Elezioni Usa, il “voto” del Rio Grande

Nei giorni scorsi il confine meridionale degli Stati Uniti è tornato a essere un fronte caldo mediaticamente e anche politicamente

L’acqua è scura, verde quasi nera, nel Rio Grande. Il fiume scorre attraverso un’area frondosa, la corrente non è forte. E una famiglia cerca di passare da una sponda all’altra. L’acqua gli arriva al petto. Quando avranno attraversato il fiume, avranno la schiena bagnata e poi ci saranno pattuglie e quindi autobus per riportarli indietro. Ma su TikTok dicono che questa volta il confine è aperto.

Come questa famiglia, nei giorni scorsi ci sono stati migliaia di migranti che hanno cercato di entrare negli Stati Uniti. Il confine non è aperto. Il famoso Titolo 42 istituito da Trump durante la pandemia non è più in vigore. Non c’è più la norma che negava l’asilo ai rifugiati e consentiva l’espulsione dei migranti in 30 minuti. Ora l’espulsione è un po’ più lenta. Ma, in conformità con il diritto internazionale, il diritto di asilo non è negato.

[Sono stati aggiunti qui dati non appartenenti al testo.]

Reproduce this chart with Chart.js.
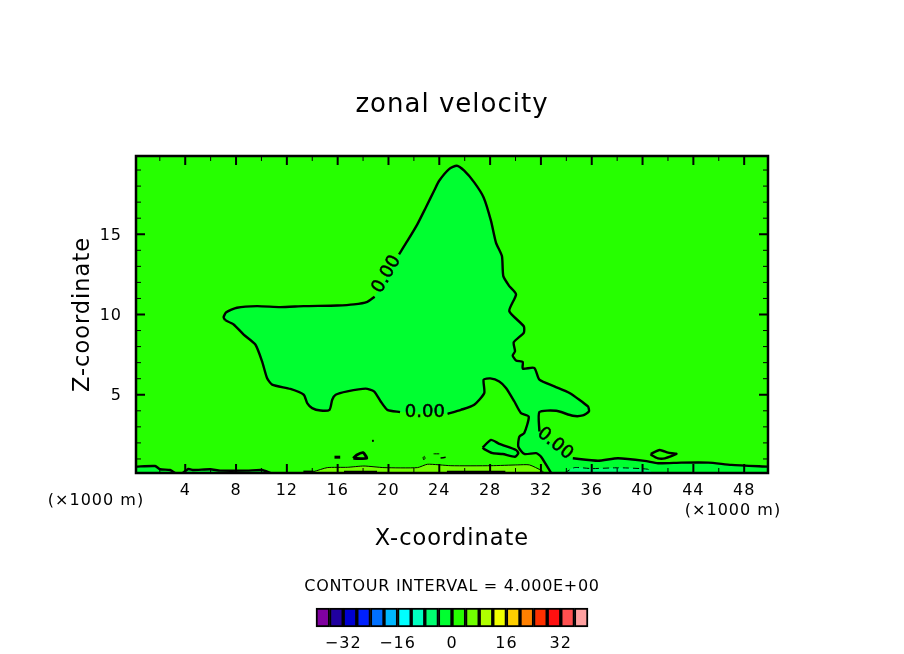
<!DOCTYPE html>
<html>
<head>
<meta charset="utf-8">
<title>zonal velocity</title>
<script src="https://cdn.jsdelivr.net/npm/chart.js@4/dist/chart.umd.min.js"></script>
<style>
  html, body { margin: 0; padding: 0; background: #fff; }
  #wrap { position: relative; width: 904px; height: 654px; overflow: hidden; }
  canvas { position: absolute; left: 0; }
  #plot { top: 0; }
  #bar { top: 570px; }
</style>
</head>
<body>
<div id="wrap">
  <canvas id="plot" width="904" height="654"></canvas>
  <canvas id="bar" width="904" height="84"></canvas>
</div>
<script>
const xTicks = [2, 4, 6, 8, 10, 12, 14, 16, 18, 20, 22, 24, 26, 28, 30, 32, 34, 36, 38, 40, 42, 44, 46, 48];
const xLabelled = [4, 8, 12, 16, 20, 24, 28, 32, 36, 40, 44, 48];
const zTicks = [1, 2, 3, 4, 5, 6, 7, 8, 9, 10, 11, 12, 13, 14, 15, 16, 17, 18, 19];
const zLabelled = [5, 10, 15];
const domain = [[0.125, 0.125], [49.875, 0.125], [49.875, 19.875], [0.125, 19.875]];

// zero contour, broken where its labels sit
const zeroTop = [[7.15, 9.64], [7.02, 9.83], [7.23, 10.14], [8.07, 10.42], [9.65, 10.52], [11.49, 10.46], [13.33, 10.52], [15.97, 10.56], [17.28, 10.63], [18.33, 10.79], [18.91, 11.11]];
const zeroRight = [[20.83, 13.75], [21.49, 14.58], [22.28, 15.63], [22.94, 16.67], [23.59, 17.71], [23.99, 18.33], [24.77, 19.06], [25.38, 19.27], [25.96, 18.96], [26.75, 18.23], [27.49, 17.29], [28.07, 15.83], [28.46, 14.48], [28.93, 13.64], [29.04, 12.39], [29.51, 11.77], [30.04, 11.25], [29.51, 10.21], [30.65, 9.27], [30.65, 8.86], [29.86, 8.27], [29.96, 7.71], [29.78, 7.44], [30.04, 7.14], [30.57, 7.04], [30.57, 6.63], [31.48, 6.67], [31.88, 5.94], [33.06, 5.52], [34.25, 5.11], [35.7, 4.27], [35.78, 3.96], [35.3, 3.71], [34.51, 3.69], [33.2, 4.0], [31.88, 3.92], [31.88, 2.71]];
const zeroTail = [[34.51, 1.04], [36.49, 0.89], [38.07, 1.04], [40.17, 0.88], [41.22, 0.73], [43.06, 0.77], [45.17, 0.77], [47.0, 0.63], [49.875, 0.52]];
const zeroStem = [[32.8, 0.125], [32.01, 1.14], [31.62, 1.36], [30.69, 1.31], [30.22, 1.77], [30.3, 2.39], [30.69, 2.61], [31.04, 3.64], [30.43, 3.86], [29.91, 4.58], [29.25, 5.42], [28.72, 5.83], [28.01, 6.02], [27.49, 5.94], [27.54, 5.11], [26.75, 4.38], [25.7, 4.06], [24.65, 3.81]];
const zeroBelly = [[20.91, 3.92], [19.91, 4.06], [19.39, 4.58], [18.86, 5.21], [18.2, 5.38], [16.76, 5.21], [15.84, 5.0], [15.57, 4.69], [15.36, 4.06], [14.65, 4.02], [13.99, 4.17], [13.6, 4.48], [13.33, 5.0], [12.28, 5.36], [10.84, 5.63], [10.44, 6.04], [10.05, 7.08], [9.52, 8.13], [8.6, 8.75], [7.81, 9.38], [7.15, 9.64]];
const cornerRight = [[49.875, 0.125], [32.8, 0.125]];

const islandMid = [[27.41, 1.71], [28.07, 2.19], [28.72, 1.94], [30.04, 1.56], [30.22, 1.36], [29.96, 1.14], [28.99, 1.31], [28.2, 1.36], [27.54, 1.61], [27.41, 1.71]];
const islandEast = [[40.64, 1.31], [41.35, 1.56], [42.01, 1.39], [42.67, 1.31], [41.75, 1.04], [41.22, 1.04], [40.69, 1.25], [40.64, 1.31]];
const speckA = [[15.75, 1.11], [16.2, 1.11]];
const speckB = [[17.23, 1.04], [18.28, 1.04], [18.0, 1.39], [17.5, 1.25], [17.23, 1.04]];
const speckC = [[18.7, 2.13], [18.85, 2.13]];
const speckD = [[22.78, 0.95], [22.72, 1.08], [22.82, 1.16], [22.88, 1.04], [22.78, 0.95]];
const speckE = [[23.55, 1.32], [24.0, 1.32]];
const speckF = [[24.1, 1.06], [24.5, 1.1]];

// thick zero contour hugging the ground on the left
const groundWest = [[0.125, 0.52], [1.63, 0.56], [2.02, 0.36], [2.81, 0.31], [3.2, 0.125]];
const groundMid = [[3.8, 0.125], [4.25, 0.375], [4.65, 0.31], [5.97, 0.36], [6.76, 0.27], [8.86, 0.27], [10.05, 0.31], [10.7, 0.125]];
const groundBandA = [[13.3, 0.2], [14.1, 0.2]];
const groundBandB = [[16.5, 0.17], [19.1, 0.17]];
const groundBandC = [[24.6, 0.17], [29.2, 0.17]];
const groundWestFill = [[0.125, 0.125], [0.125, 0.52], [1.63, 0.56], [2.02, 0.36], [2.81, 0.31], [3.2, 0.125]];
const groundMidFill = [[3.8, 0.125], [4.25, 0.375], [4.65, 0.31], [5.97, 0.36], [6.76, 0.27], [8.86, 0.27], [10.05, 0.31], [10.7, 0.125]];

// +4 and -4 contours
const plusFour = [[13.33, 0.125], [14.1, 0.21], [15.18, 0.46], [16.76, 0.48], [18.07, 0.56], [19.65, 0.46], [22.28, 0.46], [23.07, 0.67], [24.91, 0.58], [28.07, 0.58], [30.17, 0.63], [31.09, 0.63], [32.07, 0.27], [32.27, 0.125]];
const minusFour = [[33.85, 0.125], [34.64, 0.46], [36.0, 0.4], [38.1, 0.45], [40.4, 0.36], [40.8, 0.125]];

const contourLabels = ["0.00", "0.00", "0.00"];
const labelX = [19.86, 22.86, 33.1];
const labelZ = [12.5, 3.88, 1.95];
const labelAngle = [-60, 0, 39];

const levelColours = ["#8000a0", "#2000a0", "#0000d0", "#0020ff", "#0070ff", "#00b8ff", "#00ffff", "#00ffc0", "#00ff70", "#00ff30", "#26ff00", "#70ff00", "#b0ff00", "#f0ff00", "#ffd000", "#ff8000", "#ff3000", "#ff1010", "#ff5050", "#ffa0a0"];
const levelEdges = [-40, -36, -32, -28, -24, -20, -16, -12, -8, -4, 0, 4, 8, 12, 16, 20, 24, 28, 32, 36, 40];
const barTicks = [-32, -16, 0, 16, 32];

// ——— helpers ———
const FONT = '"DejaVu Sans", sans-serif';
const toXY = (pts) => pts.map(([x, y]) => ({ x, y }));

function area(pts, colour) {
    return { data: toXY(pts), showLine: true, borderWidth: 0, pointRadius: 0, fill: "shape", tension: 0.2, backgroundColor: colour, borderColor: colour };
}
function contour(pts, width, dash) {
    return { data: toXY(pts), showLine: true, borderWidth: width, borderDash: dash || [], pointRadius: 0, fill: false, tension: 0.2, borderColor: "#000" };
}

const spacing = {
    id: "spacing",
    beforeLayout: (c) => { c.ctx.letterSpacing = "1px"; },
    beforeDraw: (c) => { c.ctx.letterSpacing = "1px"; },
};

// frame and inward ticks on all four sides, plus the labels on the zero line
const frame = {
    id: "frame",
    afterDatasetsDraw(c) {
        const { ctx, chartArea: a, scales } = c;
        ctx.save();
        ctx.strokeStyle = "#000";
        xTicks.forEach((v) => {
            const px = scales.x.getPixelForValue(v);
            const big = xLabelled.includes(v);
            ctx.lineWidth = big ? 2 : 1;
            const len = big ? 9 : 5;
            ctx.beginPath();
            ctx.moveTo(px, a.bottom); ctx.lineTo(px, a.bottom - len);
            ctx.moveTo(px, a.top); ctx.lineTo(px, a.top + len);
            ctx.stroke();
        });
        zTicks.forEach((v) => {
            const py = scales.y.getPixelForValue(v);
            const big = zLabelled.includes(v);
            ctx.lineWidth = big ? 2 : 1;
            const len = big ? 9 : 5;
            ctx.beginPath();
            ctx.moveTo(a.left, py); ctx.lineTo(a.left + len, py);
            ctx.moveTo(a.right, py); ctx.lineTo(a.right - len, py);
            ctx.stroke();
        });
        ctx.lineWidth = 2.5;
        ctx.strokeRect(a.left, a.top, a.right - a.left, a.bottom - a.top);

        ctx.fillStyle = "#000";
        ctx.font = "18px " + FONT;
        ctx.letterSpacing = "0px";
        ctx.lineWidth = 0.5;
        ctx.textAlign = "center";
        ctx.textBaseline = "middle";
        contourLabels.forEach((txt, i) => {
            ctx.save();
            ctx.translate(scales.x.getPixelForValue(labelX[i]), scales.y.getPixelForValue(labelZ[i]));
            ctx.rotate(labelAngle[i] * Math.PI / 180);
            ctx.fillText(txt, 0, 0);
            ctx.strokeText(txt, 0, 0);
            ctx.restore();
        });
        ctx.letterSpacing = "1px";

        // units notes next to the x axis
        ctx.font = "16px " + FONT;
        ctx.textBaseline = "middle";
        ctx.fillText("(×1000 m)", 96, 501);
        ctx.fillText("(×1000 m)", 733, 511);
        ctx.restore();
    },
};

// Title plugin would squeeze this into the key's width, so draw it by hand
const keyCaption = {
    id: "keyCaption",
    afterDraw(c) {
        const { ctx } = c;
        ctx.save();
        ctx.fillStyle = "#000";
        ctx.font = "16px " + FONT;
        ctx.letterSpacing = "0.7px";
        ctx.textAlign = "center";
        ctx.textBaseline = "middle";
        ctx.fillText("CONTOUR INTERVAL = 4.000E+00", 452, 17);
        ctx.restore();
    },
};

// ——— main plot ———
new Chart(document.getElementById("plot"), {
    type: "scatter",
    plugins: [spacing, frame],
    data: {
        datasets: [
            contour(zeroTop, 2.4),
            contour(zeroRight, 2.4),
            contour(zeroTail, 2.4),
            contour(zeroStem, 2.4),
            contour(zeroBelly, 2.4),
            contour(islandMid, 2.4),
            contour(islandEast, 2.4),
            contour(speckA, 3),
            contour(speckB, 3),
            contour(speckC, 2),
            contour(speckD, 1),
            contour(speckE, 1),
            contour(speckF, 1.5),
            contour(groundWest, 2.4),
            contour(groundMid, 2.4),
            contour(groundBandA, 2.4),
            contour(groundBandB, 3),
            contour(groundBandC, 3),
            contour(plusFour, 1),
            contour(minusFour, 1, [6, 4]),
            area(minusFour, "#00ff70"),
            area(plusFour, "#70ff00"),
            area(islandMid, "#00ff30"),
            area(groundMidFill, "#00ff30"),
            area(groundWestFill, "#00ff30"),
            area([...zeroTop, ...zeroRight, ...zeroTail, ...cornerRight, ...zeroStem, ...zeroBelly], "#00ff30"),
            area(domain, "#26ff00"),
        ],
    },
    options: {
        responsive: false,
        animation: false,
        devicePixelRatio: 1,
        layout: { padding: { left: 0, right: 136, top: 0, bottom: 0 } },
        plugins: {
            legend: { display: false },
            tooltip: { enabled: false },
            title: {
                display: true,
                text: "zonal velocity",
                fullSize: false,
                color: "#000",
                font: { family: FONT, size: 26, weight: "normal", lineHeight: 1 },
                padding: { top: 92, bottom: 38 },
            },
        },
        scales: {
            x: {
                type: "linear",
                min: 0.125,
                max: 49.875,
                afterFit: (s) => { s.height = 181; },
                afterBuildTicks: (s) => { s.ticks = xLabelled.map((value) => ({ value })); },
                grid: { display: false, drawTicks: false },
                border: { display: false },
                ticks: { color: "#000", padding: 8, autoSkip: false, maxRotation: 0, font: { family: FONT, size: 16 }, callback: (v) => String(v) },
                title: { display: true, text: "X-coordinate", color: "#000", font: { family: FONT, size: 22.5, lineHeight: 1 }, padding: { top: 0, bottom: 104 } },
            },
            y: {
                type: "linear",
                min: 0.125,
                max: 19.875,
                afterFit: (s) => { s.width = 136; },
                afterBuildTicks: (s) => { s.ticks = zLabelled.map((value) => ({ value })); },
                grid: { display: false, drawTicks: false },
                border: { display: false },
                ticks: { color: "#000", padding: 14, labelOffset: 1.5, font: { family: FONT, size: 16 }, callback: (v) => String(v) },
                title: { display: true, text: "Z-coordinate", color: "#000", font: { family: FONT, size: 22.5, lineHeight: 1 }, padding: { top: 72, bottom: 0 } },
            },
        },
    },
});

// ——— colour key ———
new Chart(document.getElementById("bar"), {
    type: "bar",
    plugins: [spacing, keyCaption],
    data: {
        labels: ["levels"],
        datasets: levelColours.map((colour, i) => ({
            data: [[levelEdges[i], levelEdges[i + 1]]],
            backgroundColor: colour,
            borderColor: "#000",
            borderWidth: 2,
            borderSkipped: false,
            grouped: false,
            barPercentage: 1,
            categoryPercentage: 1,
            clip: false,
        })),
    },
    options: {
        indexAxis: "y",
        responsive: false,
        animation: false,
        devicePixelRatio: 1,
        layout: { padding: { left: 316, right: 316, top: 38, bottom: 0 } },
        plugins: {
            legend: { display: false },
            tooltip: { enabled: false },
        },
        scales: {
            x: {
                type: "linear",
                min: -40,
                max: 40,
                afterFit: (s) => { s.height = 27; },
                afterBuildTicks: (s) => { s.ticks = barTicks.map((value) => ({ value })); },
                grid: { display: false, drawTicks: false },
                border: { display: false },
                ticks: { color: "#000", padding: 7, autoSkip: false, maxRotation: 0, font: { family: FONT, size: 16 }, callback: (v) => String(v).replace("-", "\u2212") },
            },
            y: { display: false },
        },
    },
});
</script>
</body>
</html>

Le immagini degli ultimi giorni sono carburante per una possibile campagna di Trump. Ai suoi seguaci non importa molto che sia stato condannato per abusi sessuali. Le informazioni fornite dai canali radiofonici e televisivi alimentano l’idea che ci sia un’invasione inarrestabile di messicani, venezuelani, honduregni, salvadoregni… Prima dell’apparizione di Trump, i candidati repubblicani non promettevano un pugno di ferro contro l’immigrazione per non perdere il voto ispanico. Ora agli ispanici, paradossalmente, piace sentire che la politica sull’immigrazione sarà implacabile. Per questo Biden vuole dimostrare di essere in grado di controllare ciò che accade al confine.

Avremo ancora una volta una campagna incentrata sulla costruzione del muro al confine meridionale. La questione è complessa. L’arrivo di migranti in alcune, poche, parti del Paese come New York può creare problemi ai servizi sociali. Ma gli americani non sarebbero in grado di riordinare i loro giardini, prendersi cura dei propri figli o avere abbastanza camerieri senza i migranti. Lo si è già stato visto durante la pandemia con i lavoratori agricoli.

Negli ultimi due anni e mezzo, i migranti hanno aumentato significativamente la forza lavoro degli Stati Uniti. Alcuni economisti sottolineano che questa forza lavoro è essenziale affinché il Paese continui a crescere. Gli studi del prestigioso Pew Research Center indicano che tra il 1995 e il 2015 la metà dei nuovi lavoratori era costituita da migranti. Gli Stati Uniti hanno bisogno di manodopera più che mai, soprattutto nel settore industriale. Pochi giorni fa Jake Sullivan, il consigliere per la sicurezza nazionale, ha presentato la strategia geoeconomica di Biden. È più dura con la Cina rispetto a quella di Trump. L’élite democratica è convinta che il modello di globalizzazione degli ultimi 30 anni, che ha dato priorità al libero scambio e ha relativizzato i problemi di sicurezza nazionale, abbia indebolito le basi socioeconomiche delle democrazie sane. Si deve evitare a tutti i costi che la Cina continui ad appropriarsi della tecnologia per i semiconduttori. Per questo, è necessario ridurre le relazioni commerciali con il gigante asiatico e rafforzare le alleanze con il “mondo libero”.

Questa strategia provocherà senza dubbio un aumento della polarizzazione tra l’Occidente e il Sud del mondo, che, come stiamo vedendo con la guerra in Ucraina, si sente più vicino alla Cina che agli Stati Uniti. Questo è il paradosso: gli Stati Uniti e l’Occidente in generale hanno bisogno della forza lavoro del Sud del mondo, ma si allontanano sempre di più da quel Sud del mondo. È disumano che l’unico interesse nei confronti dei migranti riguardi la loro capacità di migliorare l’economia. Non è intelligente, né giusto prendere le distanze dal Sud del mondo. L’ideale sarebbe che la famiglia che attraversa il Rio Grande non avesse lasciato la propria casa.